As President Joe Biden navigates the complexities of his term, the economic landscape under his administration presents a nuanced picture of resilience amid challenges. A detailed analysis of the Bidenomics reveals a resilient job market, a significant decrease in inflation, and a robust stock market. However, the specter of high inflation, deteriorating household finances, and potential recession looms large.
Inflation: Dives Down
In June 2023, inflation fell to its lowest annual rate in over two years, with the consumer price index increasing just 3% from a year ago, and 0.2% on a monthly basis. This slowdown in inflation gives the Federal Reserve some leeway as it seeks to reduce inflation that was running at a 9% annual rate in 2022, the highest since November 1981. Despite this, the central bank is expected to continue raising rates due to core inflation still running above the Fed’s 2% annual target.
However, the U.S. consumer price index surged from 1.4% on an annual basis in January 2021 to 5% in March, reflecting an overall increase of 15%. Critics argue that this inflationary pressure has been exacerbated by the administration’s heightened economic stimulus measures to fight the pandemic, leading to a 13% spike in national debt to $31.4 trillion from the end of 2020 through the end of 2022.
Job Market: A Beacon of Resilience
The job market has remained one of the economy’s strongest pillars during Biden’s presidency. The unemployment rate slipped from 6.3% in January 2021 to a 54-year low of 3.4% in January. However, recent widespread layoffs may be starting to have an impact, with the last month marking the worst job growth since 2020 as the unemployment rate clocked in at 3.5%.
Household Finances: A Growing Concern
Despite high employment and solid wages, Americans’ bank accounts are largely in poorer shape now than they were before Biden. Americans saved only 4% of their disposable income in the final quarter of 2022 compared to 14% two years prior, a worrisome development as household debt surged 16% to $16.9 trillion during the period.

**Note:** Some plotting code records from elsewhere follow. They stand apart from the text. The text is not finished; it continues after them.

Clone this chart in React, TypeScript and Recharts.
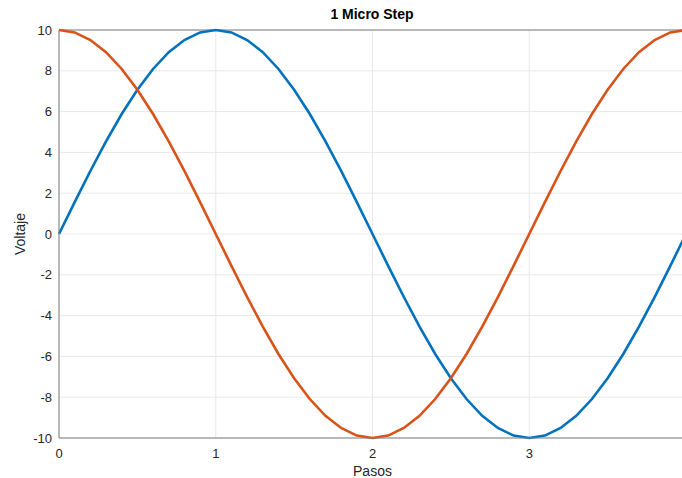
import React from "react";
import {
  LineChart,
  Line,
  XAxis,
  YAxis,
  CartesianGrid,
  ReferenceLine,
  Label,
} from "recharts";

// steps (x) and the two phase voltages
const pasos = [
  0, 0.1, 0.2, 0.3, 0.4, 0.5, 0.6, 0.7, 0.8, 0.9, 1, 1.1, 1.2, 1.3, 1.4, 1.5,
  1.6, 1.7, 1.8, 1.9, 2, 2.1, 2.2, 2.3, 2.4, 2.5, 2.6, 2.7, 2.8, 2.9, 3, 3.1,
  3.2, 3.3, 3.4, 3.5, 3.6, 3.7, 3.8, 3.9, 4,
];
const faseA = [
  0, 1.56, 3.09, 4.54, 5.88, 7.07, 8.09, 8.91, 9.51, 9.88, 10, 9.88, 9.51,
  8.91, 8.09, 7.07, 5.88, 4.54, 3.09, 1.56, 0, -1.56, -3.09, -4.54, -5.88,
  -7.07, -8.09, -8.91, -9.51, -9.88, -10, -9.88, -9.51, -8.91, -8.09, -7.07,
  -5.88, -4.54, -3.09, -1.56, 0,
];
const faseB = [
  10, 9.88, 9.51, 8.91, 8.09, 7.07, 5.88, 4.54, 3.09, 1.56, 0, -1.56, -3.09,
  -4.54, -5.88, -7.07, -8.09, -8.91, -9.51, -9.88, -10, -9.88, -9.51, -8.91,
  -8.09, -7.07, -5.88, -4.54, -3.09, -1.56, 0, 1.56, 3.09, 4.54, 5.88, 7.07,
  8.09, 8.91, 9.51, 9.88, 10,
];
const xTicks = [0, 1, 2, 3];
const yTicks = [-10, -8, -6, -4, -2, 0, 2, 4, 6, 8, 10];

const data = pasos.map((x, i) => ({ x, a: faseA[i], b: faseB[i] }));

const FONT = "'Liberation Sans', Arial, Helvetica, sans-serif";
const TXT = "#262626";
const BOX = "#7f7f7f";

export default function App() {
  return (
    <div
      style={{
        position: "fixed",
        left: 0,
        top: 0,
        width: 682,
        height: 478,
        overflow: "hidden",
        background: "#fff",
        fontFamily: FONT,
      }}
    >
      <LineChart
        width={700}
        height={478}
        data={data}
        margin={{ top: 30, right: 14, bottom: 0, left: 0 }}
      >
        <CartesianGrid stroke="#e8e8e8" strokeWidth={1} />
        <XAxis
          dataKey="x"
          type="number"
          domain={[0, 4]}
          ticks={xTicks}
          height={40}
          stroke={BOX}
          tickLine={false}
          tickSize={0}
          tickMargin={11}
          tick={{ fill: TXT, fontSize: 13, fontFamily: FONT }}
        >
          <Label
            value="Pasos"
            position="insideBottom"
            offset={2}
            fill={TXT}
            fontSize={14}
            fontFamily={FONT}
          />
        </XAxis>
        <YAxis
          type="number"
          domain={[-10, 10]}
          ticks={yTicks}
          width={59}
          stroke={BOX}
          tickLine={false}
          tickSize={0}
          tickMargin={7}
          tick={{ fill: TXT, fontSize: 13, fontFamily: FONT }}
        >
          <Label
            value="Voltaje"
            angle={-90}
            position="insideLeft"
            offset={20}
            style={{ textAnchor: "middle" }}
            fill={TXT}
            fontSize={14}
            fontFamily={FONT}
          />
        </YAxis>
        <ReferenceLine y={10} stroke={BOX} />
        <ReferenceLine x={4} stroke={BOX} />
        <Line
          dataKey="a"
          stroke="#0072BD"
          strokeWidth={2.6}
          dot={false}
          isAnimationActive={false}
        />
        <Line
          dataKey="b"
          stroke="#D95319"
          strokeWidth={2.6}
          dot={false}
          isAnimationActive={false}
        />
        <text
          x={372}
          y={19}
          textAnchor="middle"
          fill="#000"
          fontSize={14}
          fontWeight="bold"
          fontFamily={FONT}
        >
          1 Micro Step
        </text>
      </LineChart>
    </div>
  );
}
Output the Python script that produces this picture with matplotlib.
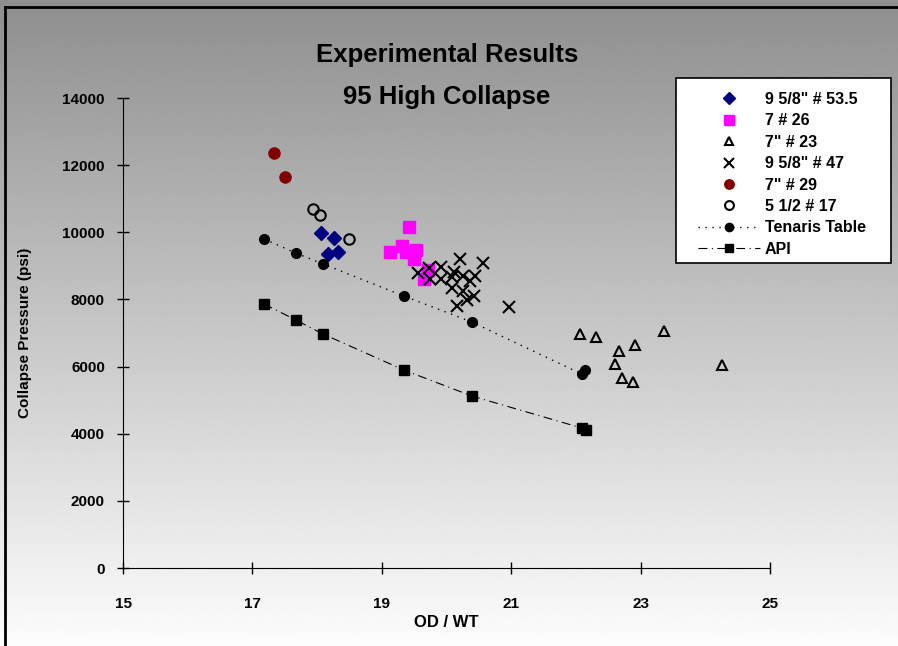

Stock Market and GDP Growth: A Mixed Bag
The S&P 500 hit an all-time high during Biden’s first year and is up 9% since he took office. According to the data from Statista, the United States GDP is projected to increase steadily over the next decade from 26.24 trillion U.S. dollars in 2023 to 39.23 trillion U.S. dollars in 2033. The government reported that the economy grew 2 percent in the first quarter, a jump from previous estimates. This revised GDP growth is seen as a tailwind for the economy, reflecting the underlying resilience of the overall economy and the solid foundation of U.S. households.
The Road Ahead
Despite the challenges, some experts believe that with good policymaking and a bit of luck, a recession can be avoided as the fundamentals of the economy remain strong. The Biden administration’s economic performance presents a nuanced picture of resilience amid challenges, a narrative that will undoubtedly continue to evolve as his term progresses. As the Biden administration continues to spotlight government programs and tax credits intended to aid the middle class, the public’s perception of Biden’s stewardship of the economy will be a key factor in the upcoming political discourse.